The Mad Genius of Glenn
Glenn Beck is a genius. An ignorant, loud-mouthed, fear-mongering, cowardly, sociopathic genius. He is truly king of the Carnival Barkers. This guy has turned crazed rhetoric and conspiracy theories into gold. Literally. He hypes up fear of Armageddon and then pitches buying gold as a bulwark against the coming darkness. Boy does he know his audience.
The pant wetting crowd on the far right in this country are so easy to manipulate by fear and prejudice that he doesn’t even have to break a sweat. He could convince these fools that another biblical flood is coming because of the evil “socialist-fascist-nazi-commies”, and then sell them shamwows by the truck-full to hold back the water. Dumb fucking rubes.
I guess what really garners the minuscule amount of respect I have for Beck, is his sheer audacity. This clown scrawls out his insanity on a giant chalk board like a mad scientist, and instead of being laughed off the network, he get’s huge rating bumps and new book deals. God bless America, where even strung-out former shock jocks can find Jesus and peddle rambling misinformation and madness to the masses, making millions of dollars for themselves and their corporate masters!
The mad genius that is Glenn Beck can only truly be appreciated when you look at what he’s accomplished in his relatively short public life. This man has almost single-handedly plunged the Republican party into the arms of the Teabaggers, rendering them helpless against the rabid insistence on purity from the right. The Republicans are quickly being rendered down to their most basic elements of hate, fear, and ignorance. This purging of moderation from the party is suppose to somehow exorcise the George Bush demons of borrow-and-spend policies, and usher in a golden age of small government and free market fundamentalism that will take us all to the promised land with Jon Galt leading the way. Beck’s grand vision probably isn’t quite as grand as the Teabagger’s though, and likely consists of a luxurious retirement to his gated community while the rest of the world burns.
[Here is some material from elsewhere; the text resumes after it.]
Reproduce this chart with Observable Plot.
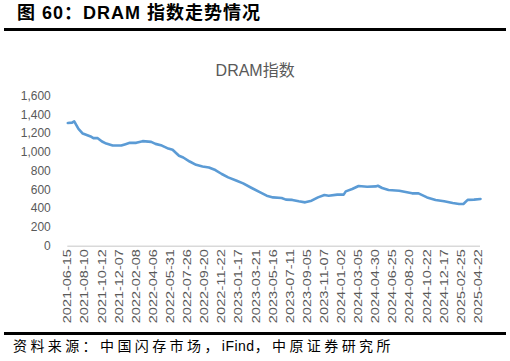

That, I guess, is his true genius. When the house of cards collapses on itself and nobody’s left to pedle his noncence to, he’ll just quietly slip away to the country club and enjoy his millions while all of the people he conned are left standing outside the gates with their God, Gold, and Guns, but no food or ammo. I wondering, at that point, if a synthetic stock tastes better than a wooden one, or if Goldline will trade back some of their worthless coins for a box of mac and cheese?